Al respecto hablaba Perls acerca de la importancia de las caricias que enriquecen la vida de las personas, en una linda metáfora que dice: “a aquel que no recibe caricias se le seca el espinazo”. Tal vez debió añadir que no menos se seca aquel que es incapaz de transmitirlas. Acercándonos desde las frases de Perls al refranero popular al referir que “el rostro es espejo del alma”, ¿no coincide conmigo el lector en que, en realidad, el rostro de personas con una afectividad lacerada parece expresar fehacientemente toda su sequedad emocional? ¿No ha visto o conocido personas, no importa el momento del ciclo vital en que se encuentren, cuya amargura o acidez emocional transfigura sus hermosos rostros dándoles una triste expresión de “limoncito arrugado”? ¿No serían las caricias un buen “antibiótico” para la poderosa y corrosiva “bacteria” de la invalidez afectiva en cualquiera de sus manifestaciones? ¿No asusta pensar que por su carácter altamente contagioso este fenómeno se puede convertir en epidemia? ¿No es legítimo asumir que la invalidez afectiva no tiene por qué ser crónica y algo se puede y debe hacer, al menos para mejorarla?

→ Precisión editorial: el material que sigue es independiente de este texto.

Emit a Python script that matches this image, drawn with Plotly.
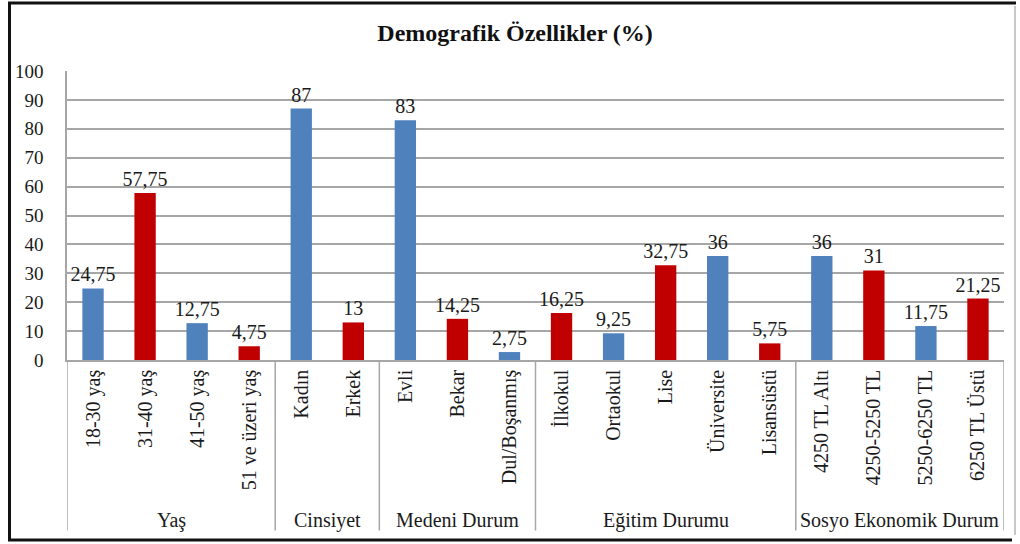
import plotly.graph_objects as go

categories = ["18-30 yaş", "31-40 yaş", "41-50 yaş", "51 ve üzeri yaş",
              "Kadın", "Erkek",
              "Evli", "Bekar", "Dul/Boşanmış",
              "İlkokul", "Ortaokul", "Lise", "Üniversite", "Lisansüstü",
              "4250 TL Altı", "4250-5250 TL", "5250-6250 TL", "6250 TL Üstü"]
values = [24.75, 57.75, 12.75, 4.75,
          87, 13,
          83, 14.25, 2.75,
          16.25, 9.25, 32.75, 36, 5.75,
          36, 31, 11.75, 21.25]
groups = ["Yaş", "Cinsiyet", "Medeni Durum", "Eğitim Durumu", "Sosyo Ekonomik Durum"]
group_sizes = [4, 2, 3, 5, 4]
blue = "#4F81BD"
red = "#C00000"
colors = [blue, red, blue, red,
          blue, red,
          blue, red, blue,
          red, blue, red, blue, red,
          blue, red, blue, red]

def fmt(v):
    return ("%g" % v).replace(".", ",")

labels = [fmt(v) for v in values]
xs = list(range(len(categories)))

font_family = "Liberation Serif"

fig = go.Figure()
fig.add_trace(go.Bar(
    x=xs, y=values, marker=dict(color=colors, line=dict(width=0)),
    text=labels, textposition="outside", constraintext="none",
    textfont=dict(family=font_family, size=20, color="#1a1a1a"),
    cliponaxis=False, width=0.41,
))

shapes = []
annotations = []
start = 0
bounds = [-0.5]
for g, n in zip(groups, group_sizes):
    mid = start + (n - 1) / 2
    annotations.append(dict(x=mid, y=-0.555, xref="x", yref="paper", text=g,
                            showarrow=False, yanchor="middle",
                            font=dict(family=font_family, size=20, color="#1a1a1a")))
    start += n
    bounds.append(start - 0.5)
for b in bounds:
    shapes.append(dict(type="line", xref="x", yref="paper", x0=b, x1=b,
                       y0=0, y1=-0.59, line=dict(color="#a6a6a6", width=1.5)))

def px_x(p):
    return (p - 67) / 937
def px_y(q):
    return (360 - q) / 289
shapes.append(dict(type="line", xref="paper", yref="paper", x0=px_x(8), x1=px_x(1016),
                   y0=px_y(3), y1=px_y(3), line=dict(color="#111111", width=3)))
shapes.append(dict(type="line", xref="paper", yref="paper", x0=px_x(9.5), x1=px_x(9.5),
                   y0=px_y(2), y1=px_y(541), line=dict(color="#111111", width=3)))
shapes.append(dict(type="line", xref="paper", yref="paper", x0=px_x(8), x1=px_x(1012),
                   y0=px_y(540), y1=px_y(540), line=dict(color="#111111", width=3)))
shapes.append(dict(type="line", xref="paper", yref="paper", x0=px_x(1015), x1=px_x(1015),
                   y0=px_y(6), y1=px_y(535), line=dict(color="#c8c8c8", width=2)))

fig.update_layout(
    width=1020, height=544,
    margin=dict(l=67, r=16, t=71, b=184),
    paper_bgcolor="white", plot_bgcolor="white",
    showlegend=False,
    bargap=0.6,
    title=dict(text="<b>Demografik Özellikler (%)</b>", x=0.505, xanchor="center",
               y=1 - 33 / 544, yanchor="middle",
               font=dict(family=font_family, size=24, color="#111111")),
    xaxis=dict(tickmode="array", tickvals=xs, ticktext=categories, tickangle=-90,
               range=[-0.5, 17.5], showgrid=False, zeroline=False,
               showline=True, linecolor="#a6a6a6", linewidth=1.5, ticks="",
               tickfont=dict(family=font_family, size=20, color="#1a1a1a")),
    yaxis=dict(range=[0, 100], dtick=10, showgrid=True, gridcolor="#a6a6a6", gridwidth=1.5,
               zeroline=False, showline=True, linecolor="#a6a6a6", linewidth=1.5,
               ticks="", ticklabelstandoff=18,
               tickfont=dict(family=font_family, size=19, color="#1a1a1a")),
    shapes=shapes, annotations=annotations,
)

fig.write_html("out.html", config={"displayModeBar": False},
               post_script="document.body.style.margin='0';document.body.style.padding='0';")
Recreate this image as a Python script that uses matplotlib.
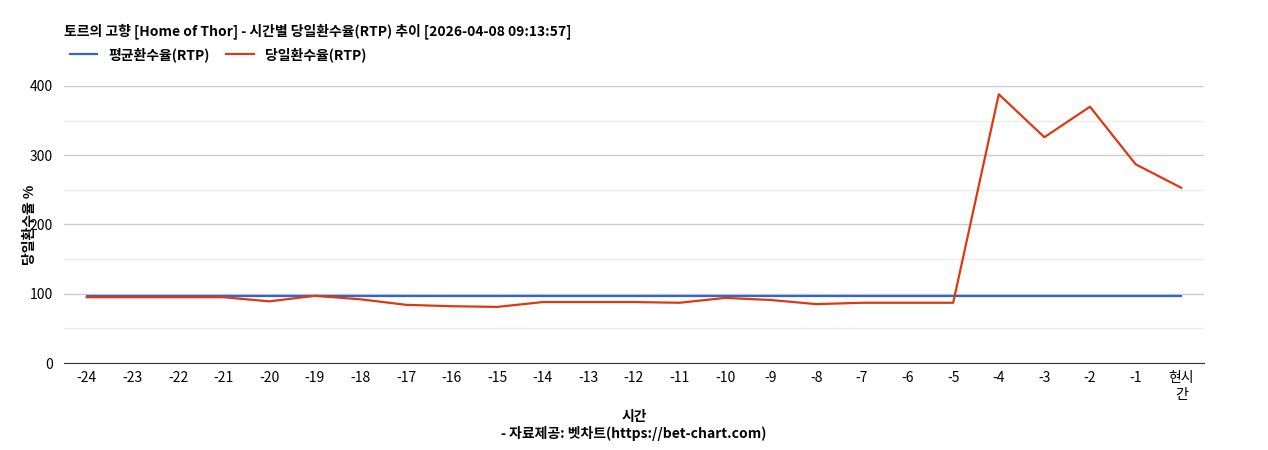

Introducción tomada del artículo del Dr. Dr. Miguel A. Roca

Nuestro papito Dios nos ha demostrado su preocupación por nuestra sanidad afectiva desde los tiempos de los profetas, cuando intentaba transmitirnos con palabras el afecto que quiere hacernos sentir.
Por medio de Oseas nos hizo saber que: era para ellos (nosotros) como los que alzan a una criatura contra sus mejillas, me inclinaba hacia él y le daba de comer. 11:4 Mi corazón se subleva contra mí y se enciende toda mi ternura 11:8
Luego, como fuimos incapaces de entender y recibir ese afecto, nos amó desde el corazón humando de Jesús, de quien tenemos testimonios, no se cuidó de ocultar su afectividad con quienes compartió su tiempo terrenal.
Tan grande es su demostración afectiva que conociendo nuestras limitaciones espirituales, se dejó a sí mismo en la Eucaristía para poder tener un contacto físico con nosotros cada vez que queramos tenerlo.
La sicología puede ayudar a destrabar los problemas de invalidez afectiva, pero hay lugares donde la ciencia del hombre no llega y sólo nuestro Padre puede acceder, allí en  las ‘entre pieles’ del alma, es donde vive la bacteria de la invalidez afectiva.
Por eso es necesario que le permitamos entrar hasta ese punto, para que con el sutil toque del Espíritu Santo podamos ser sanados.
De esto puede depender, no sólo la sanación de una persona, sino su propia salvación. La incapacidad de dar y/o recibir afecto puede convertirse en la incapacidad de ‘sentir’ el amor de nuestro papito Dios, lo que a su vez puede devenir en el alejamiento de su lado.
Alguien dijo alguna vez que las manos de Dios son nuestras manos, podríamos agregarle que la piel de Dios es nuestra piel, cuando de afectividad se trata. Por lo tanto permitámonos transmitir, eficazmente, a los demás el amor de Dios que fluye a través de nosotros y seamos receptores sensibles del amor de los demás para hacérselo llegar a nuestro Padre.
Si así no fuera, pidámosle al Padre que por el ejemplo de Jesucristo y la acción del Espíritu Santo, seamos sanados en esta área tan importante para nuestra calidad de vida.